The catalyst behind the FTC’s aggressive new actions follows a change they made to COPPA last year, which gave online advertisers, gaming outfits, and others a period to comply with the rapidly changing online mobile advertising space requirements. Specifically, the agency perfected three issues: the use of share buttons, when an ad network has “actual knowledge” that it has collected personal information from a child user, and what to do with information collected from child-directed sites without parental consent. Additionally, the revisions to COPPA broadened the act, extending the definition of children’s personal information to include “persistent identifiers such as cookies that track a child’s activity online, as well as geolocation information, photos, videos, and audio recordings.”
According to the FTC, “COPPA mandates that website operators or online providers directed at kids 13 and under obtain verifiable consent from the parents or guardians before disseminating the information. The law says that without the verification, companies are on the hook for any information obtained from children be distributed or sold for marketing or other purposes. The law was formed in the early days of the Internet, and much has changed since then.”

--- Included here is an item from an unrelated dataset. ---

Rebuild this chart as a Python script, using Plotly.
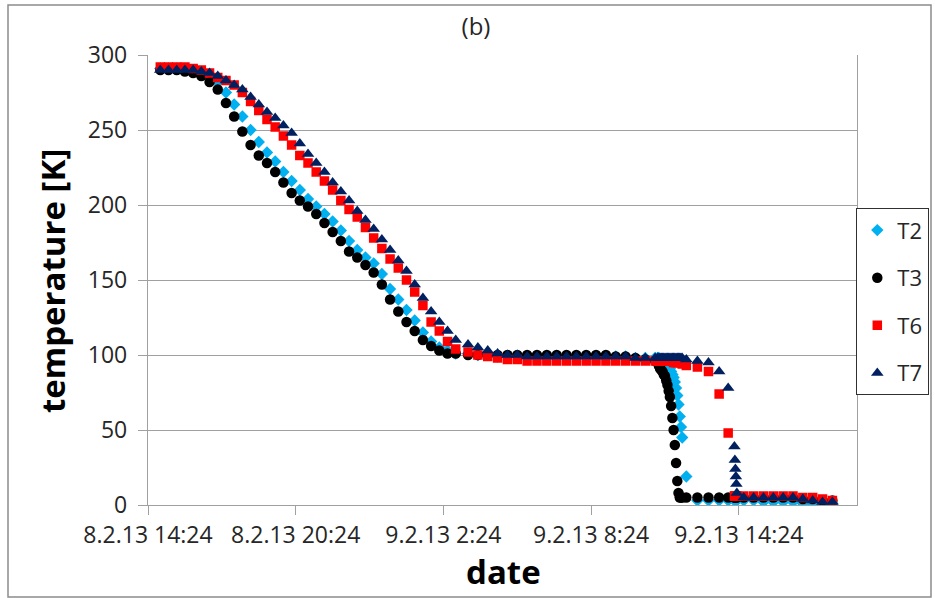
import plotly.graph_objects as go

# shared sampling times (date axis)
times = [
    "2013-02-08 14:54", "2013-02-08 15:14", "2013-02-08 15:34", "2013-02-08 15:54",
    "2013-02-08 16:14", "2013-02-08 16:34", "2013-02-08 16:54", "2013-02-08 17:14",
    "2013-02-08 17:34", "2013-02-08 17:54", "2013-02-08 18:14", "2013-02-08 18:34",
    "2013-02-08 18:54", "2013-02-08 19:14", "2013-02-08 19:34", "2013-02-08 19:54",
    "2013-02-08 20:14", "2013-02-08 20:34", "2013-02-08 20:54", "2013-02-08 21:14",
    "2013-02-08 21:34", "2013-02-08 21:54", "2013-02-08 22:14", "2013-02-08 22:34",
    "2013-02-08 22:54", "2013-02-08 23:14", "2013-02-08 23:34", "2013-02-08 23:54",
    "2013-02-09 00:14", "2013-02-09 00:34", "2013-02-09 00:54", "2013-02-09 01:14",
    "2013-02-09 01:34", "2013-02-09 01:54", "2013-02-09 02:14", "2013-02-09 02:34",
    "2013-02-09 02:54",
    "2013-02-09 03:24", "2013-02-09 03:48", "2013-02-09 04:12", "2013-02-09 04:36",
    "2013-02-09 05:00", "2013-02-09 05:24", "2013-02-09 05:48", "2013-02-09 06:12",
    "2013-02-09 06:36", "2013-02-09 07:00", "2013-02-09 07:24", "2013-02-09 07:48",
    "2013-02-09 08:12", "2013-02-09 08:36", "2013-02-09 09:00", "2013-02-09 09:24",
    "2013-02-09 09:48", "2013-02-09 10:12", "2013-02-09 10:36", "2013-02-09 11:00",
    "2013-02-09 11:06", "2013-02-09 11:09", "2013-02-09 11:12", "2013-02-09 11:15",
    "2013-02-09 11:18", "2013-02-09 11:21", "2013-02-09 11:24", "2013-02-09 11:27",
    "2013-02-09 11:30", "2013-02-09 11:33", "2013-02-09 11:36", "2013-02-09 11:39",
    "2013-02-09 11:42", "2013-02-09 11:45", "2013-02-09 11:48", "2013-02-09 11:51",
    "2013-02-09 11:54", "2013-02-09 11:57", "2013-02-09 12:00", "2013-02-09 12:03",
    "2013-02-09 12:06",
    "2013-02-09 12:16", "2013-02-09 12:43", "2013-02-09 13:10", "2013-02-09 13:36",
    "2013-02-09 13:58",
    "2013-02-09 14:13:12", "2013-02-09 14:14:24", "2013-02-09 14:15:36",
    "2013-02-09 14:16:48", "2013-02-09 14:18:00", "2013-02-09 14:19:12",
    "2013-02-09 14:36", "2013-02-09 15:00", "2013-02-09 15:24", "2013-02-09 15:48",
    "2013-02-09 16:12", "2013-02-09 16:36", "2013-02-09 17:00", "2013-02-09 17:24",
    "2013-02-09 17:48", "2013-02-09 18:12",
]

T2 = [291, 291, 291, 290, 289, 288, 286, 282, 275, 267, 259, 250, 242, 235, 229, 222,
      216, 210, 204, 199, 194, 189, 183, 176, 170, 165, 161, 154, 144, 137, 130, 123,
      115, 109, 105, 103, 101,
      101, 100, 100, 99, 99, 99, 99, 99, 99, 99, 99, 99, 99, 99, 99, 99, 99, 98, 98, 98,
      98, 98, 97, 97, 96, 96, 95, 94, 93, 92, 91, 89, 87, 85, 82, 78, 73, 67, 59, 52, 45,
      19, 3, 3, 3, 3,
      3, 3, 3, 3, 3, 3,
      3, 3, 2, 2, 2, 2, 1, 1, 1, 1]

T3 = [290, 290, 290, 289, 288, 286, 282, 277, 268, 259, 249, 240, 233, 228, 222, 215,
      208, 203, 199, 194, 188, 182, 176, 169, 165, 160, 155, 147, 137, 129, 122, 116,
      110, 106, 103, 101, 101,
      100, 100, 100, 100, 100, 100, 100, 100, 100, 100, 100, 100, 100, 100, 100, 99, 99,
      98, 97, 96,
      95, 93, 91, 90, 89, 87, 86, 83, 80, 76, 72, 66, 58, 50, 40, 28, 16, 8, 5, 5, 5,
      5, 5, 5, 5, 5,
      5, 5, 5, 5, 5, 5,
      5, 5, 5, 5, 5, 5, 4, 4, 3, 3]

T6 = [292, 292, 292, 292, 291, 290, 288, 285, 283, 280, 275, 269, 263, 257, 252, 246,
      240, 233, 228, 222, 216, 210, 203, 197, 192, 185, 178, 171, 164, 158, 150, 142,
      133, 122, 116, 109, 104,
      102, 100, 99, 98, 97, 97, 96, 96, 96, 96, 96, 96, 96, 96, 96, 96, 96, 96, 96, 96,
      96, 96, 96, 96, 96, 96, 96, 96, 96, 96, 96, 96, 96, 95, 95, 95, 95, 95, 95, 95, 94,
      93, 92, 89, 74, 48,
      6, 6, 6, 6, 6, 6,
      6, 6, 6, 6, 6, 6, 5, 5, 4, 3]

T7 = [290, 290, 290, 290, 290, 289, 288, 286, 283, 280, 277, 272, 267, 262, 258, 253,
      248, 241, 234, 228, 222, 215, 209, 203, 196, 190, 184, 177, 170, 163, 156, 147,
      138, 129, 122, 116, 110,
      107, 105, 103, 101, 100, 100, 99, 99, 99, 99, 99, 99, 99, 99, 99, 99, 99, 98, 98, 98,
      98, 98, 98, 98, 98, 98, 98, 98, 98, 98, 98, 98, 98, 98, 98, 98, 98, 98, 98, 98, 98,
      97, 96, 95, 89, 78,
      39, 30, 24, 19, 14, 8,
      5, 5, 5, 5, 5, 5, 4, 3, 2, 2]

x_tickvals = ["2013-02-08 14:24", "2013-02-08 20:24", "2013-02-09 02:24",
              "2013-02-09 08:24", "2013-02-09 14:24"]
x_ticktext = ["8.2.13 14:24", "8.2.13 20:24", "9.2.13 2:24", "9.2.13 8:24", "9.2.13 14:24"]
x_range = ["2013-02-08 14:24", "2013-02-09 19:12"]

series = [
    ("T2", T2, "diamond", "#00B0F0", 9.5),
    ("T3", T3, "circle", "#000000", 10.5),
    ("T6", T6, "square", "#FF0000", 9.5),
    ("T7", T7, "triangle-up", "#002060", 11),
]

FONT = "Open Sans"
TXT = "#262626"
GRID = "#A0A0A0"

fig = go.Figure()
for name, vals, sym, col, sz in series:
    fig.add_trace(go.Scatter(
        x=times, y=vals, mode="markers", name=name, legendgroup=name,
        marker=dict(symbol=sym, color=col, size=sz, line=dict(width=0)),
    ))

L, R, T, B = 148, 78, 55, 93
W, H = 935, 598
pw, ph = W - L - R, H - T - B

def px(x):
    return (x - L) / pw

def py(y):
    return (H - B - y) / ph

fig.update_layout(
    width=W, height=H,
    margin=dict(l=L, r=R, t=T, b=B, pad=0, autoexpand=False),
    paper_bgcolor="white", plot_bgcolor="white",
    font=dict(family=FONT, size=22, color=TXT),
    title=dict(text="(b)", x=476 / W, xanchor="center", y=1 - 27 / H,
               yanchor="middle", font=dict(family=FONT, size=24, color=TXT)),
    showlegend=True,
    legend=dict(x=px(929), xanchor="right", y=py(208), yanchor="top",
                bordercolor="#303030", borderwidth=1.3, bgcolor="white",
                font=dict(family=FONT, size=22, color=TXT),
                tracegroupgap=16, itemwidth=30),
    xaxis=dict(type="date", range=x_range, tickvals=x_tickvals, ticktext=x_ticktext,
               showgrid=False, showline=True, linecolor=GRID, linewidth=1.3,
               ticks="outside", ticklen=9, tickcolor=GRID, tickwidth=1.3,
               tickfont=dict(family=FONT, size=23, color=TXT), zeroline=False),
    yaxis=dict(range=[0, 300], dtick=50, tick0=0, showgrid=True, gridcolor=GRID,
               gridwidth=1.3, showline=True, linecolor=GRID, linewidth=1.3,
               mirror=True, ticks="outside", ticklen=9, tickcolor=GRID, tickwidth=1.3,
               tickfont=dict(family=FONT, size=23, color=TXT), zeroline=False,
               ticklabelstandoff=6),
    annotations=[
        dict(text="<b>temperature [K]</b>", textangle=-90, xref="paper", yref="paper",
             x=px(52), y=py(281), xanchor="center", yanchor="middle", showarrow=False,
             font=dict(family=FONT, size=33, color="#000000")),
        dict(text="<b>date</b>", xref="paper", yref="paper", x=px(503), y=py(571),
             xanchor="center", yanchor="middle", showarrow=False,
             font=dict(family=FONT, size=33, color="#000000")),
    ],
    shapes=[
        dict(type="rect", xref="paper", yref="paper", x0=px(8), x1=px(931),
             y0=py(597), y1=py(5), line=dict(color="#8C8C8C", width=1.5),
             fillcolor="rgba(0,0,0,0)", layer="below"),
    ],
)

fig.write_html("out.html", config={"displayModeBar": False},
               post_script="document.body.style.margin='0';document.body.style.overflow='hidden';")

Now that the aforementioned grace period to comply with the revisions is over, the FTC is in pursuit of companies that are still not in compliance. Those companies that are found in violation of COPPA statutes will be aggressively fined $16,000 for every app download or login where COPPA is violated.
While the mobile advertising space is a complicated place, the recent crackdown on companies in suspicion of noncompliance with COPPA is the FTC’s announcement that the feds can, and will, keep up with the changing nature of technology, and will continue to afford children greater protection from online predators while doing so.